Ce lignage idéaliste, qui ferait volontiers périr le réel quand il n’obéit pas à leurs coquecigrues théoriques plutôt que de revoir leurs fantasmes philosophants à la baisse, est flanqué d’un lignage réaliste qui n’est pas contre l’idée, pourvu qu’elle soit au service du réel plutôt que l’inverse. On ne philosophe pas moins de ce côté-là de la barrière, mais on y trouve moins de vent et de fumée, moins de délire et de concepts, moins de sang et de barbelés aussi.
Socrate n’a pas été mis à mort par hasard : les gens de pouvoir n’aiment ni les gens libres ni les paroles libres.

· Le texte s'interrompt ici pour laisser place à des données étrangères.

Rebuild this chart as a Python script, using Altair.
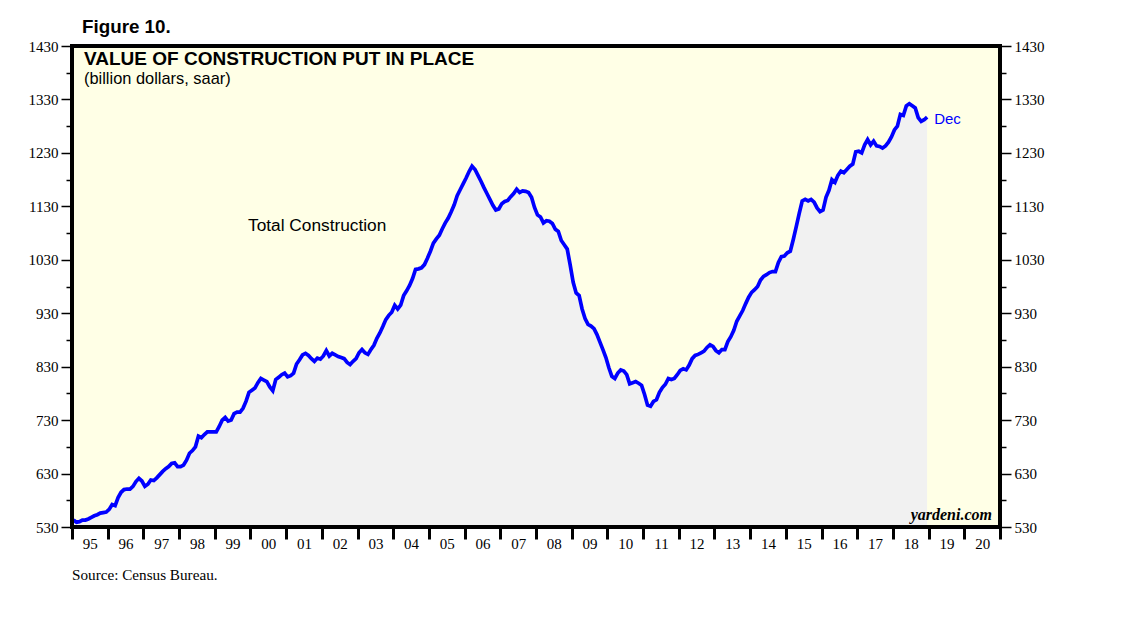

Or la liberté est la chose du monde la moins bien partagée. Diogène fut son compagnon de route avec son ironie libertaire. Alexandre possède le monde, mais il ne possède pas Diogène, donc il ne possède rien.
Cette façon de faire est aussi une politique, mais elle économise la mythologie du grand changement au profit de la réalité des petites destructions du grand colosse qui finit par s’écrouler un jour. La Boétie formule le mode d’emploi de cette politique libertaire : ne pas consentir au pouvoir qu’on estime injuste, car il n’est que parce que nous le voulons – ou, plutôt, parce que nous ne voulons pas qu’il ne soit plus.
Contre la cité de Dieu d’Augustin, les gnostiques licencieux du début de notre ère veulent des communautés libertines où le corps est la voie d’accès au divin : il suffit d’organiser cette orgie politique contractuelle dans des espaces libertaires. Épicure avait lui aussi affirmé que l’on pouvait créer dans la cité corrompue la cité idéale à laquelle on croit en l’incarnant concrètement : les communautés épicuriennes ont existé pendant presque dix siècles. En son temps, Nietzsche a désiré cette communauté ; Thoreau l’a créée avec les transcendentalistes américains. Quant à Camus, pour lutter contre l’Europe fasciste des années trente, il voulait faire irradier le soleil méditerranéen sur le Vieux Continent qui allait en s’obscurcissant. Le noir a tout recouvert. Mais il reste toujours pour chacun la possibilité d’une vie solaire – voilà une autre façon de faire de la politique.